• PROBLEM TO SOLVE: Don't include pictures. Quote the lines below from the first through the line that contains "Chart.register(...registerables);".

::::

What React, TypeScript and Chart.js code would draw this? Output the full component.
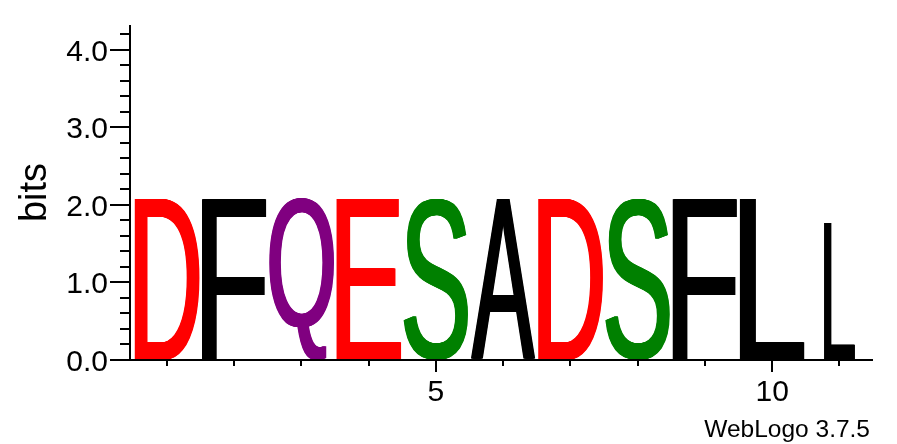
import React, { useEffect, useRef } from "react";
import { Chart, registerables } from "chart.js";

Chart.register(...registerables);

// ---- data ----
const positions = [1, 2, 3, 4, 5, 6, 7, 8, 9, 10, 11];
const letters = ["D", "F", "Q", "E", "S", "A", "D", "S", "F", "L", "L"];
const heights = [2.08, 2.08, 2.08, 2.08, 2.08, 2.08, 2.08, 2.08, 2.08, 2.08, 1.77];
const widthFractions = [1, 1, 1, 1, 1, 1, 1, 1, 1, 1, 0.48];
const letterColors: Record<string, string> = {
  D: "#ff0000",
  E: "#ff0000",
  Q: "#800080",
  S: "#008000",
  F: "#000000",
  A: "#000000",
  L: "#000000",
};
const xTickValues = [1, 2, 3, 4, 5, 6, 7, 8, 9, 10, 11];
const xMajorTicks = [5, 10];
const xTickLabels = ["5", "10"];
const yMajorTicks = [0, 1, 2, 3, 4];
const yTickLabels = ["0.0", "1.0", "2.0", "3.0", "4.0"];
const yMinorStep = 0.2;
const yMax = 4.32;
const xMin = 0.45;
const xMax = 11.5;
const yTitle = "bits";
const fineprint = "WebLogo 3.7.5";

const FONT = '"Liberation Sans", Arial, Helvetica, sans-serif';

const logoPlugin = {
  id: "logoPlugin",
  afterDatasetsDraw(chart: any) {
    const ctx = chart.ctx as CanvasRenderingContext2D;
    const xs = chart.scales.x;
    const ys = chart.scales.y;
    const data = chart.data.datasets[0].data as { x: number; y: number }[];
    const y0 = ys.getPixelForValue(0);
    data.forEach((d, i) => {
      const letter = letters[i];
      const w = 0.965 * widthFractions[i];
      const x0 = xs.getPixelForValue(d.x - w / 2);
      const x1 = xs.getPixelForValue(d.x + w / 2);
      const yTop = ys.getPixelForValue(d.y);
      const thick = widthFractions[i] < 1 ? 0.5 : 1.5;
      ctx.save();
      ctx.font = `200px ${FONT}`;
      ctx.textAlign = "left";
      ctx.textBaseline = "alphabetic";
      const m = ctx.measureText(letter);
      const gw = m.actualBoundingBoxLeft + m.actualBoundingBoxRight;
      const gh = m.actualBoundingBoxAscent + m.actualBoundingBoxDescent;
      ctx.fillStyle = letterColors[letter] || "#000";
      for (let off = -thick; off <= thick + 1e-6; off += 0.5) {
        ctx.save();
        ctx.translate(x0 + thick + off, yTop);
        ctx.scale((x1 - x0 - 2 * thick) / gw, (y0 - yTop) / gh);
        ctx.fillText(letter, m.actualBoundingBoxLeft, m.actualBoundingBoxAscent);
        ctx.restore();
      }
      ctx.restore();
    });
  },
  afterDraw(chart: any) {
    const ctx = chart.ctx as CanvasRenderingContext2D;
    const xs = chart.scales.x;
    const ys = chart.scales.y;
    const area = chart.chartArea;
    const axX = area.left;
    const axY = ys.getPixelForValue(0);
    ctx.save();
    ctx.strokeStyle = "#000";
    ctx.lineCap = "butt";
    // y axis line
    ctx.lineWidth = 2;
    ctx.beginPath();
    ctx.moveTo(axX, ys.getPixelForValue(yMax));
    ctx.lineTo(axX, axY + 1);
    ctx.stroke();
    // y ticks
    const nMinor = Math.round(4.2 / yMinorStep);
    for (let k = 0; k <= nMinor; k++) {
      const v = k * yMinorStep;
      const isMajor = yMajorTicks.some((t) => Math.abs(t - v) < 1e-6);
      const py = Math.round(ys.getPixelForValue(v));
      ctx.lineWidth = 2;
      ctx.beginPath();
      ctx.moveTo(axX - (isMajor ? 20 : 10), py);
      ctx.lineTo(axX, py);
      ctx.stroke();
    }
    // x axis line
    ctx.lineWidth = 2;
    ctx.beginPath();
    ctx.moveTo(axX, axY);
    ctx.lineTo(xs.getPixelForValue(xMax), axY);
    ctx.stroke();
    // x ticks
    xTickValues.forEach((v) => {
      const isMajor = xMajorTicks.includes(v);
      const px = Math.round(xs.getPixelForValue(v));
      ctx.lineWidth = 2;
      ctx.beginPath();
      ctx.moveTo(px, axY);
      ctx.lineTo(px, axY + (isMajor ? 12 : 6));
      ctx.stroke();
    });
    // fineprint
    ctx.fillStyle = "#000";
    ctx.font = `24.5px ${FONT}`;
    ctx.textAlign = "right";
    ctx.textBaseline = "alphabetic";
    ctx.fillText(fineprint, 870, 437);
    ctx.restore();
  },
};

export default function App() {
  const canvasRef = useRef<HTMLCanvasElement | null>(null);

  useEffect(() => {
    document.body.style.margin = "0";
    const canvas = canvasRef.current;
    if (!canvas) return;
    const chart = new Chart(canvas, {
      type: "scatter",
      data: {
        datasets: [
          {
            label: "stack heights",
            data: positions.map((p, i) => ({ x: p, y: heights[i] })),
            pointRadius: 0,
            showLine: false,
          },
        ],
      },
      options: {
        animation: false,
        responsive: true,
        maintainAspectRatio: false,
        layout: { padding: { left: 0, top: 25, right: 24, bottom: 0 } },
        plugins: {
          legend: { display: false },
          tooltip: { enabled: false },
        },
        scales: {
          x: {
            type: "linear",
            position: "bottom",
            min: xMin,
            max: xMax,
            grid: { display: false, drawTicks: false },
            border: { display: false },
            afterBuildTicks: (scale: any) => {
              scale.ticks = xMajorTicks.map((v) => ({ value: v }));
            },
            afterFit: (scale: any) => {
              scale.height = 84;
              scale.paddingLeft = 0;
              scale.paddingRight = 0;
            },
            ticks: {
              autoSkip: false,
              maxRotation: 0,
              minRotation: 0,
              padding: 15,
              color: "#000",
              font: { family: FONT, size: 30 },
              callback: (v: any) => {
                const idx = xMajorTicks.indexOf(Number(v));
                return idx >= 0 ? xTickLabels[idx] : "";
              },
            },
          },
          y: {
            type: "linear",
            position: "left",
            min: 0,
            max: yMax,
            grid: { display: false, drawTicks: false },
            border: { display: false },
            afterBuildTicks: (scale: any) => {
              scale.ticks = yMajorTicks.map((v) => ({ value: v }));
            },
            afterFit: (scale: any) => {
              scale.width = 130;
              scale.paddingTop = 0;
              scale.paddingBottom = 0;
            },
            ticks: {
              autoSkip: false,
              padding: 22,
              labelOffset: 2.5,
              color: "#000",
              font: { family: FONT, size: 30 },
              callback: (v: any) => {
                const idx = yMajorTicks.indexOf(Number(v));
                return idx >= 0 ? yTickLabels[idx] : "";
              },
            },
            title: {
              display: true,
              text: yTitle,
              color: "#000",
              font: { family: FONT, size: 38 },
              padding: { top: 13, bottom: 0 },
            },
          },
        },
      },
      plugins: [logoPlugin],
    });
    return () => chart.destroy();
  }, []);

  return (
    <div style={{ position: "absolute", left: 0, top: 0, width: 897, height: 444 }}>
      <canvas ref={canvasRef} />
    </div>
  );
}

::::

• THE ANSWER:
What React, TypeScript and Chart.js code would draw this? Output the full component.
import React, { useEffect, useRef } from "react";
import { Chart, registerables } from "chart.js";

Chart.register(...registerables);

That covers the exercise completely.